**Work to be completed:** Write out the listing below exactly, and omit any images you find in it.

.....

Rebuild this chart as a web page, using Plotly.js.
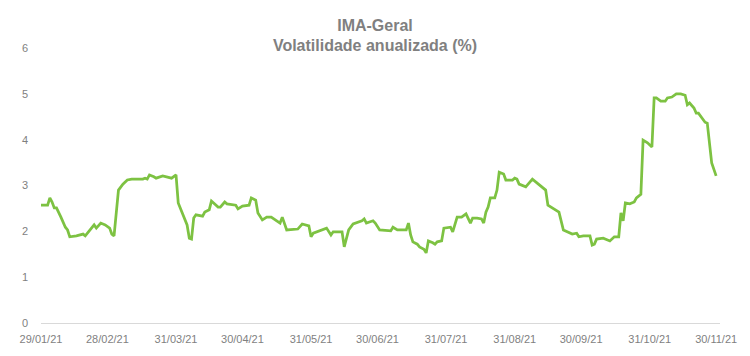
<!DOCTYPE html>
<html>
<head>
<meta charset="utf-8">
<script src="https://cdn.plot.ly/plotly-3.0.1.min.js"></script>
<style>html,body{margin:0;padding:0;background:#fff;}#chart{width:750px;height:356px;}</style>
</head>
<body>
<div id="chart"></div>
<script>
const dates = [
"2021-01-29","2021-02-01","2021-02-02","2021-02-03","2021-02-04","2021-02-05","2021-02-07","2021-02-09","2021-02-10","2021-02-11",
"2021-02-14","2021-02-17","2021-02-18","2021-02-20","2021-02-22","2021-02-23","2021-02-25","2021-02-27","2021-03-01","2021-03-02",
"2021-03-03","2021-03-05","2021-03-07","2021-03-09","2021-03-11","2021-03-16","2021-03-17","2021-03-18","2021-03-19","2021-03-21",
"2021-03-22","2021-03-25","2021-03-29","2021-03-31","2021-04-01","2021-04-05","2021-04-06","2021-04-07","2021-04-08","2021-04-09",
"2021-04-12","2021-04-13","2021-04-15","2021-04-16","2021-04-19","2021-04-20","2021-04-22","2021-04-23","2021-04-27","2021-04-28",
"2021-04-30","2021-05-03","2021-05-04","2021-05-06","2021-05-07","2021-05-09","2021-05-11","2021-05-13","2021-05-17","2021-05-18",
"2021-05-20","2021-05-25","2021-05-27","2021-05-30","2021-05-31","2021-06-01","2021-06-07","2021-06-09","2021-06-10","2021-06-14",
"2021-06-15","2021-06-17","2021-06-19","2021-06-23","2021-06-24","2021-06-25","2021-06-28","2021-06-29","2021-07-01","2021-07-06",
"2021-07-07","2021-07-09","2021-07-13","2021-07-14","2021-07-15","2021-07-16","2021-07-18","2021-07-19","2021-07-21","2021-07-22",
"2021-07-23","2021-07-25","2021-07-26","2021-07-27","2021-07-29","2021-07-30","2021-08-01","2021-08-02","2021-08-03","2021-08-05",
"2021-08-07","2021-08-09","2021-08-11","2021-08-12","2021-08-14","2021-08-16","2021-08-17","2021-08-18","2021-08-19","2021-08-20",
"2021-08-22","2021-08-23","2021-08-24","2021-08-26","2021-08-27","2021-08-30","2021-08-31","2021-09-01","2021-09-02","2021-09-05",
"2021-09-08","2021-09-11","2021-09-14","2021-09-15","2021-09-20","2021-09-22","2021-09-25","2021-09-26","2021-09-28","2021-09-29",
"2021-10-01","2021-10-04","2021-10-05","2021-10-06","2021-10-07","2021-10-10","2021-10-13","2021-10-15","2021-10-17","2021-10-18",
"2021-10-19","2021-10-20","2021-10-22","2021-10-24","2021-10-25","2021-10-27","2021-10-28","2021-10-30","2021-11-01","2021-11-02",
"2021-11-03","2021-11-05","2021-11-07","2021-11-08","2021-11-10","2021-11-12","2021-11-14","2021-11-16","2021-11-17","2021-11-18",
"2021-11-20","2021-11-21","2021-11-22","2021-11-24","2021-11-25","2021-11-26","2021-11-27","2021-11-28","2021-11-30"
];
const volatility = [
2.57,2.57,2.73,2.64,2.51,2.51,2.31,2.09,2.03,1.88,
1.90,1.94,1.90,2.01,2.14,2.07,2.18,2.14,2.07,1.94,
1.90,2.90,3.03,3.12,3.14,3.14,3.16,3.14,3.23,3.19,
3.16,3.21,3.16,3.23,2.62,2.14,1.85,1.83,2.29,2.36,
2.33,2.42,2.47,2.66,2.53,2.53,2.64,2.60,2.57,2.49,
2.55,2.57,2.73,2.68,2.40,2.25,2.31,2.31,2.18,2.31,
2.03,2.05,2.16,2.12,1.88,1.96,2.07,1.92,1.99,1.99,
1.66,2.03,2.16,2.23,2.27,2.18,2.23,2.18,2.03,2.01,
2.09,2.03,2.03,2.18,1.92,1.77,1.72,1.66,1.61,1.53,
1.79,1.75,1.72,1.77,1.79,2.07,2.09,2.09,1.99,2.31,
2.31,2.38,2.18,2.29,2.29,2.27,2.18,2.42,2.53,2.73,
2.73,2.90,3.29,3.25,3.12,3.12,3.16,3.14,3.03,2.97,
3.14,3.01,2.90,2.57,2.42,2.03,1.96,1.94,1.96,1.88,
1.90,1.90,1.70,1.72,1.83,1.85,1.79,1.88,1.88,2.40,
2.23,2.62,2.60,2.64,2.73,2.81,3.99,3.93,3.84,4.91,
4.91,4.84,4.84,4.91,4.93,5.00,5.00,4.97,4.76,4.80,
4.69,4.58,4.58,4.45,4.38,4.36,3.84,3.49,3.21
];
const tickDates = ["2021-01-29","2021-02-28","2021-03-31","2021-04-30","2021-05-31","2021-06-30","2021-07-31","2021-08-31","2021-09-30","2021-10-31","2021-11-30"];
const tickLabels = ["29/01/21","28/02/21","31/03/21","30/04/21","31/05/21","30/06/21","31/07/21","31/08/21","30/09/21","31/10/21","30/11/21"];
const titleLines = ["IMA-Geral","Volatilidade anualizada (%)"];

const FONT = "'Liberation Sans', Arial, sans-serif";
const trace = {
  x: dates, y: volatility, type: 'scatter', mode: 'lines',
  line: {color: '#7dc242', width: 2.75},
  hoverinfo: 'skip'
};
const layout = {
  width: 750, height: 356,
  margin: {l: 41, r: 30, t: 48, b: 33},
  paper_bgcolor: '#ffffff', plot_bgcolor: '#ffffff',
  showlegend: false,
  font: {family: FONT, color: '#7f7f7f', size: 11},
  title: {
    text: titleLines.map(s => '<b>' + s + '</b>').join('<br>'),
    font: {family: FONT, size: 16, color: '#808080'},
    x: 0.5, xref: 'container', xanchor: 'center',
    y: 0.914, yref: 'container', yanchor: 'top'
  },
  xaxis: {
    type: 'date',
    range: ['2021-01-29', '2021-12-01 18:00'],
    tickvals: tickDates, ticktext: tickLabels,
    showgrid: false, zeroline: false,
    showline: true, linecolor: '#d9d9d9', linewidth: 1,
    ticks: '', ticklabelstandoff: 6,
    tickfont: {family: FONT, size: 11, color: '#7f7f7f'},
    fixedrange: true
  },
  yaxis: {
    range: [0, 6], dtick: 1, tick0: 0,
    showgrid: false, zeroline: false, showline: false,
    ticks: '', ticklabelstandoff: 12,
    tickfont: {family: FONT, size: 11, color: '#7f7f7f'},
    fixedrange: true
  }
};
Plotly.newPlot('chart', [trace], layout, {displayModeBar: false, staticPlot: true});
</script>
</body>
</html>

.....

**Answer to the exercise:**
Rebuild this chart as a web page, using Plotly.js.
<!DOCTYPE html>
<html>
<head>
<meta charset="utf-8">
<script src="https://cdn.plot.ly/plotly-3.0.1.min.js"></script>
<style>html,body{margin:0;padding:0;background:#fff;}#chart{width:750px;height:356px;}</style>
</head>
<body>
<div id="chart"></div>
<script>
const dates = [
"2021-01-29","2021-02-01","2021-02-02","2021-02-03","2021-02-04","2021-02-05","2021-02-07","2021-02-09","2021-02-10","2021-02-11",
"2021-02-14","2021-02-17","2021-02-18","2021-02-20","2021-02-22","2021-02-23","2021-02-25","2021-02-27","2021-03-01","2021-03-02",
"2021-03-03","2021-03-05","2021-03-07","2021-03-09","2021-03-11","2021-03-16","2021-03-17","2021-03-18","2021-03-19","2021-03-21",
"2021-03-22","2021-03-25","2021-03-29","2021-03-31","2021-04-01","2021-04-05","2021-04-06","2021-04-07","2021-04-08","2021-04-09",
"2021-04-12","2021-04-13","2021-04-15","2021-04-16","2021-04-19","2021-04-20","2021-04-22","2021-04-23","2021-04-27","2021-04-28",
"2021-04-30","2021-05-03","2021-05-04","2021-05-06","2021-05-07","2021-05-09","2021-05-11","2021-05-13","2021-05-17","2021-05-18",
"2021-05-20","2021-05-25","2021-05-27","2021-05-30","2021-05-31","2021-06-01","2021-06-07","2021-06-09","2021-06-10","2021-06-14",
"2021-06-15","2021-06-17","2021-06-19","2021-06-23","2021-06-24","2021-06-25","2021-06-28","2021-06-29","2021-07-01","2021-07-06",
"2021-07-07","2021-07-09","2021-07-13","2021-07-14","2021-07-15","2021-07-16","2021-07-18","2021-07-19","2021-07-21","2021-07-22",
"2021-07-23","2021-07-25","2021-07-26","2021-07-27","2021-07-29","2021-07-30","2021-08-01","2021-08-02","2021-08-03","2021-08-05",
"2021-08-07","2021-08-09","2021-08-11","2021-08-12","2021-08-14","2021-08-16","2021-08-17","2021-08-18","2021-08-19","2021-08-20",
"2021-08-22","2021-08-23","2021-08-24","2021-08-26","2021-08-27","2021-08-30","2021-08-31","2021-09-01","2021-09-02","2021-09-05",
"2021-09-08","2021-09-11","2021-09-14","2021-09-15","2021-09-20","2021-09-22","2021-09-25","2021-09-26","2021-09-28","2021-09-29",
"2021-10-01","2021-10-04","2021-10-05","2021-10-06","2021-10-07","2021-10-10","2021-10-13","2021-10-15","2021-10-17","2021-10-18",
"2021-10-19","2021-10-20","2021-10-22","2021-10-24","2021-10-25","2021-10-27","2021-10-28","2021-10-30","2021-11-01","2021-11-02",
"2021-11-03","2021-11-05","2021-11-07","2021-11-08","2021-11-10","2021-11-12","2021-11-14","2021-11-16","2021-11-17","2021-11-18",
"2021-11-20","2021-11-21","2021-11-22","2021-11-24","2021-11-25","2021-11-26","2021-11-27","2021-11-28","2021-11-30"
];
const volatility = [
2.57,2.57,2.73,2.64,2.51,2.51,2.31,2.09,2.03,1.88,
1.90,1.94,1.90,2.01,2.14,2.07,2.18,2.14,2.07,1.94,
1.90,2.90,3.03,3.12,3.14,3.14,3.16,3.14,3.23,3.19,
3.16,3.21,3.16,3.23,2.62,2.14,1.85,1.83,2.29,2.36,
2.33,2.42,2.47,2.66,2.53,2.53,2.64,2.60,2.57,2.49,
2.55,2.57,2.73,2.68,2.40,2.25,2.31,2.31,2.18,2.31,
2.03,2.05,2.16,2.12,1.88,1.96,2.07,1.92,1.99,1.99,
1.66,2.03,2.16,2.23,2.27,2.18,2.23,2.18,2.03,2.01,
2.09,2.03,2.03,2.18,1.92,1.77,1.72,1.66,1.61,1.53,
1.79,1.75,1.72,1.77,1.79,2.07,2.09,2.09,1.99,2.31,
2.31,2.38,2.18,2.29,2.29,2.27,2.18,2.42,2.53,2.73,
2.73,2.90,3.29,3.25,3.12,3.12,3.16,3.14,3.03,2.97,
3.14,3.01,2.90,2.57,2.42,2.03,1.96,1.94,1.96,1.88,
1.90,1.90,1.70,1.72,1.83,1.85,1.79,1.88,1.88,2.40,
2.23,2.62,2.60,2.64,2.73,2.81,3.99,3.93,3.84,4.91,
4.91,4.84,4.84,4.91,4.93,5.00,5.00,4.97,4.76,4.80,
4.69,4.58,4.58,4.45,4.38,4.36,3.84,3.49,3.21
];
const tickDates = ["2021-01-29","2021-02-28","2021-03-31","2021-04-30","2021-05-31","2021-06-30","2021-07-31","2021-08-31","2021-09-30","2021-10-31","2021-11-30"];
const tickLabels = ["29/01/21","28/02/21","31/03/21","30/04/21","31/05/21","30/06/21","31/07/21","31/08/21","30/09/21","31/10/21","30/11/21"];
const titleLines = ["IMA-Geral","Volatilidade anualizada (%)"];

const FONT = "'Liberation Sans', Arial, sans-serif";
const trace = {
  x: dates, y: volatility, type: 'scatter', mode: 'lines',
  line: {color: '#7dc242', width: 2.75},
  hoverinfo: 'skip'
};
const layout = {
  width: 750, height: 356,
  margin: {l: 41, r: 30, t: 48, b: 33},
  paper_bgcolor: '#ffffff', plot_bgcolor: '#ffffff',
  showlegend: false,
  font: {family: FONT, color: '#7f7f7f', size: 11},
  title: {
    text: titleLines.map(s => '<b>' + s + '</b>').join('<br>'),
    font: {family: FONT, size: 16, color: '#808080'},
    x: 0.5, xref: 'container', xanchor: 'center',
    y: 0.914, yref: 'container', yanchor: 'top'
  },
  xaxis: {
    type: 'date',
    range: ['2021-01-29', '2021-12-01 18:00'],
    tickvals: tickDates, ticktext: tickLabels,
    showgrid: false, zeroline: false,
    showline: true, linecolor: '#d9d9d9', linewidth: 1,
    ticks: '', ticklabelstandoff: 6,
    tickfont: {family: FONT, size: 11, color: '#7f7f7f'},
    fixedrange: true
  },
  yaxis: {
    range: [0, 6], dtick: 1, tick0: 0,
    showgrid: false, zeroline: false, showline: false,
    ticks: '', ticklabelstandoff: 12,
    tickfont: {family: FONT, size: 11, color: '#7f7f7f'},
    fixedrange: true
  }
};
Plotly.newPlot('chart', [trace], layout, {displayModeBar: false, staticPlot: true});
</script>
</body>
</html>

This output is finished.